- [PROBLEM DETAILS]: From the first line of the listing below to the line with "const predInspFlow = [-3.67];", print each line exactly, and nothing more. Leave out the pictures.

- [DATA SECTION]:
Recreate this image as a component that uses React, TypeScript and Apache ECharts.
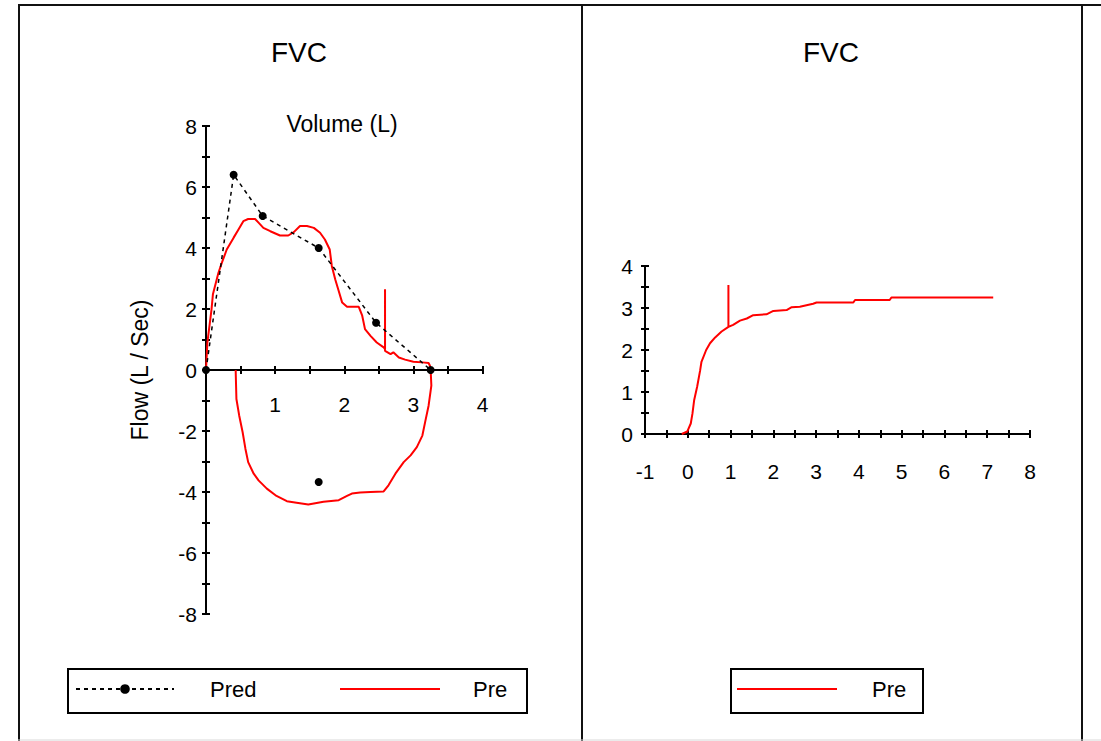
import React, { useEffect, useRef } from "react";
import * as echarts from "echarts";

// Flow-volume loop: predicted expiratory points (L, L/s)
const predVolume = [0, 0.4, 0.82, 1.63, 2.46, 3.25];
const predFlow = [0, 6.4, 5.05, 4.0, 1.55, 0];
// Predicted peak inspiratory flow point
const predInspVolume = [1.63];
const predInspFlow = [-3.67];

// Measured ("Pre") loop: expiration then inspiration
const preLoopVolume = [
  0, 0.02, 0.08, 0.1, 0.18, 0.23, 0.3, 0.4, 0.47, 0.54, 0.61, 0.71, 0.76, 0.83,
  0.93, 1.07, 1.19, 1.27, 1.36, 1.46, 1.56, 1.65, 1.72, 1.79, 1.82, 1.87, 1.92,
  1.97, 2.04, 2.21, 2.26, 2.3, 2.38, 2.47, 2.57, 2.59, 2.59, 2.59, 2.67, 2.71,
  2.79, 2.88, 3.0, 3.13, 3.22, 3.24, 3.25,
  3.26, 3.22, 3.17, 3.13, 3.05, 2.96, 2.86, 2.74, 2.64, 2.57, 2.38, 2.23, 2.11,
  2.04, 1.92, 1.7, 1.48, 1.31, 1.17, 1.02, 0.88, 0.76, 0.69, 0.61, 0.57, 0.53,
  0.48, 0.44, 0.43, 0.43,
];
const preLoopFlow = [
  0, 0.9, 1.99, 2.48, 3.19, 3.52, 3.95, 4.34, 4.61, 4.88, 4.95, 4.95, 4.83, 4.66,
  4.55, 4.41, 4.41, 4.52, 4.72, 4.72, 4.66, 4.5, 4.28, 3.95, 3.41, 2.97, 2.59,
  2.21, 2.07, 2.07, 1.78, 1.34, 1.12, 0.9, 0.74, 0.69, 2.65, 0.63, 0.52, 0.58,
  0.41, 0.34, 0.27, 0.25, 0.23, 0.14, 0,
  -0.51, -1.17, -1.71, -2.15, -2.53, -2.8, -3.02, -3.4, -3.78, -3.98, -4.0, -4.02,
  -4.05, -4.13, -4.27, -4.32, -4.41, -4.35, -4.3, -4.13, -3.89, -3.62, -3.4,
  -3.02, -2.58, -2.04, -1.49, -0.95, -0.08, 0,
];

// Volume-time curve: time (s) and volume (L)
const preTime = [
  -0.14, -0.01, 0.07, 0.11, 0.15, 0.22, 0.29, 0.32, 0.43, 0.52, 0.64, 0.79, 0.95,
  0.95, 0.95, 1.06, 1.22, 1.38, 1.53, 1.84, 2.0, 2.31, 2.43, 2.62, 2.93, 3.01,
  3.87, 3.91, 4.72, 4.76, 7.14,
];
const preVolume = [
  0, 0.06, 0.25, 0.49, 0.81, 1.13, 1.52, 1.72, 2.0, 2.16, 2.3, 2.44, 2.55,
  3.55, 2.55, 2.6, 2.7, 2.75, 2.83, 2.85, 2.93, 2.95, 3.02, 3.03, 3.1, 3.13,
  3.13, 3.19, 3.19, 3.25, 3.25,
];

const titleText = "FVC";
const flowAxisName = "Flow (L / Sec)";
const volumeAxisName = "Volume (L)";

const FONT = "'Liberation Sans', Arial, Helvetica, sans-serif";
const INK = "#000";
const RED = "#ff0000";

const zip = (xs: number[], ys: number[]) => xs.map((x, i) => [x, ys[i]]);

const intLabel = (hideZero: boolean) => (v: number) =>
  Number.isInteger(v) && !(hideZero && v === 0) ? String(v) : "";

const axisLine = { onZero: false, lineStyle: { color: INK, width: 2 } };
const axisTick = { show: true, length: 4, lineStyle: { color: INK, width: 2 } };
const labelStyle = { color: INK, fontSize: 21, fontFamily: FONT };

// flow-volume plot box
const FV = { left: 206, top: 126, width: 276.5, height: 488 };
// volume-time plot box
const VT = { left: 645, top: 266, width: 385, height: 168 };

export default function App() {
  const ref = useRef<HTMLDivElement>(null);

  useEffect(() => {
    if (!ref.current) return;
    const chart = echarts.init(ref.current, undefined, { renderer: "svg" });

    const titleStyle = { fontSize: 28, fontWeight: "normal", color: INK, fontFamily: FONT };
    const legendText = (gap: number) => ({
      color: INK, fontSize: 22, fontFamily: FONT, padding: [0, 0, 0, gap],
    });

    const option: any = {
      animation: false,
      backgroundColor: "#fff",
      title: [
        { text: titleText, left: 299, top: 38, textAlign: "center", padding: 0, textStyle: titleStyle },
        { text: titleText, left: 831, top: 38, textAlign: "center", padding: 0, textStyle: titleStyle },
      ],
      grid: [
        { ...FV, containLabel: false, outerBoundsMode: "none" },
        { ...VT, containLabel: false, outerBoundsMode: "none" },
      ],
      xAxis: [
        // volume axis crosses the flow axis at zero flow (mid-height), ticks on both sides
        {
          type: "value", gridIndex: 0, min: 0, max: 4, interval: 0.5, position: "bottom",
          offset: -FV.height / 2,
          axisLine, axisTick,
          axisLabel: { ...labelStyle, margin: 24, formatter: intLabel(true) },
          splitLine: { show: false },
        },
        {
          type: "value", gridIndex: 0, min: 0, max: 4, interval: 0.5, position: "top",
          offset: -FV.height / 2,
          axisLine, axisTick,
          axisLabel: { show: false },
          splitLine: { show: false },
        },
        {
          type: "value", gridIndex: 1, min: -1, max: 8, interval: 0.5, position: "bottom",
          axisLine, axisTick,
          axisLabel: { ...labelStyle, margin: 27, formatter: intLabel(false) },
          splitLine: { show: false },
        },
        {
          type: "value", gridIndex: 1, min: -1, max: 8, interval: 0.5, position: "top",
          offset: -VT.height,
          axisLine, axisTick,
          axisLabel: { show: false },
          splitLine: { show: false },
        },
      ],
      yAxis: [
        {
          type: "value", gridIndex: 0, min: -8, max: 8, interval: 1, position: "left",
          axisLine, axisTick,
          axisLabel: { ...labelStyle, margin: 9, formatter: (v: number) => (v % 2 === 0 ? String(v) : "") },
          splitLine: { show: false },
          name: flowAxisName,
          nameLocation: "middle",
          nameGap: 55,
          nameTextStyle: { color: INK, fontSize: 23, fontFamily: FONT },
        },
        {
          type: "value", gridIndex: 0, min: -8, max: 8, interval: 1, position: "right",
          offset: -FV.width,
          axisLine, axisTick,
          axisLabel: { show: false },
          splitLine: { show: false },
        },
        {
          type: "value", gridIndex: 1, min: 0, max: 4, interval: 0.5, position: "left",
          axisLine, axisTick,
          axisLabel: { ...labelStyle, margin: 12, formatter: intLabel(false) },
          splitLine: { show: false },
        },
        {
          type: "value", gridIndex: 1, min: 0, max: 4, interval: 0.5, position: "right",
          offset: -VT.width,
          axisLine, axisTick,
          axisLabel: { show: false },
          splitLine: { show: false },
        },
      ],
      legend: [
        {
          data: ["Pred"], left: 75, top: 678, padding: 0, itemWidth: 98, itemHeight: 12,
          selectedMode: false, textStyle: legendText(31),
        },
        {
          data: [{ name: "Pre", icon: "rect" }], left: 340, top: 678, padding: 0,
          itemWidth: 100, itemHeight: 2, selectedMode: false, textStyle: legendText(28),
        },
        {
          data: [{ name: "Pre", icon: "rect" }], left: 737, top: 678, padding: 0,
          itemWidth: 100, itemHeight: 2, selectedMode: false, textStyle: legendText(30),
        },
      ],
      series: [
        {
          name: "Pred", type: "line", xAxisIndex: 0, yAxisIndex: 0,
          data: zip(predVolume, predFlow),
          symbol: "circle", symbolSize: 8, showSymbol: true,
          itemStyle: { color: INK, opacity: 1 },
          lineStyle: { color: INK, width: 1.5, type: [4, 4] },
          z: 3,
        },
        {
          name: "Pred", type: "scatter", xAxisIndex: 0, yAxisIndex: 0,
          data: zip(predInspVolume, predInspFlow),
          symbol: "circle", symbolSize: 8,
          itemStyle: { color: INK, opacity: 1 },
          z: 3,
        },
        {
          name: "Pre", type: "line", xAxisIndex: 0, yAxisIndex: 0,
          data: zip(preLoopVolume, preLoopFlow),
          symbol: "none", showSymbol: false,
          itemStyle: { color: RED },
          lineStyle: { color: RED, width: 2 },
          z: 2,
        },
        {
          name: "Pre", type: "line", xAxisIndex: 2, yAxisIndex: 2,
          data: zip(preTime, preVolume),
          symbol: "none", showSymbol: false,
          itemStyle: { color: RED },
          lineStyle: { color: RED, width: 2 },
          z: 2,
        },
      ],
      graphic: [
        // panel frame
        { type: "line", shape: { x1: 18, y1: 5, x2: 1101, y2: 5 }, style: { stroke: "#111", lineWidth: 2 } },
        { type: "line", shape: { x1: 19, y1: 5, x2: 19, y2: 741 }, style: { stroke: "#111", lineWidth: 2 } },
        { type: "line", shape: { x1: 582, y1: 5, x2: 582, y2: 741 }, style: { stroke: "#111", lineWidth: 2 } },
        { type: "line", shape: { x1: 1082, y1: 5, x2: 1082, y2: 741 }, style: { stroke: "#111", lineWidth: 2 } },
        { type: "line", shape: { x1: 18, y1: 740, x2: 1101, y2: 740 }, style: { stroke: "#d8d8d8", lineWidth: 1 } },
        // legend boxes
        { type: "rect", shape: { x: 68, y: 669, width: 459, height: 44 }, style: { fill: "transparent", stroke: INK, lineWidth: 2 } },
        { type: "rect", shape: { x: 731, y: 669, width: 192, height: 44 }, style: { fill: "transparent", stroke: INK, lineWidth: 2 } },
        // volume axis caption above the flow-volume plot
        {
          type: "text", x: 342, y: 124,
          style: { text: volumeAxisName, fill: INK, fontSize: 23, fontFamily: FONT, align: "center", verticalAlign: "middle" },
        },
      ],
    };

    chart.setOption(option);
    return () => chart.dispose();
  }, []);

  return (
    <div
      ref={ref}
      style={{ position: "fixed", left: 0, top: 0, width: 1101, height: 741, background: "#fff" }}
    />
  );
}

- [WORKED SOLUTION]:
Recreate this image as a component that uses React, TypeScript and Apache ECharts.
import React, { useEffect, useRef } from "react";
import * as echarts from "echarts";

// Flow-volume loop: predicted expiratory points (L, L/s)
const predVolume = [0, 0.4, 0.82, 1.63, 2.46, 3.25];
const predFlow = [0, 6.4, 5.05, 4.0, 1.55, 0];
// Predicted peak inspiratory flow point
const predInspVolume = [1.63];
const predInspFlow = [-3.67];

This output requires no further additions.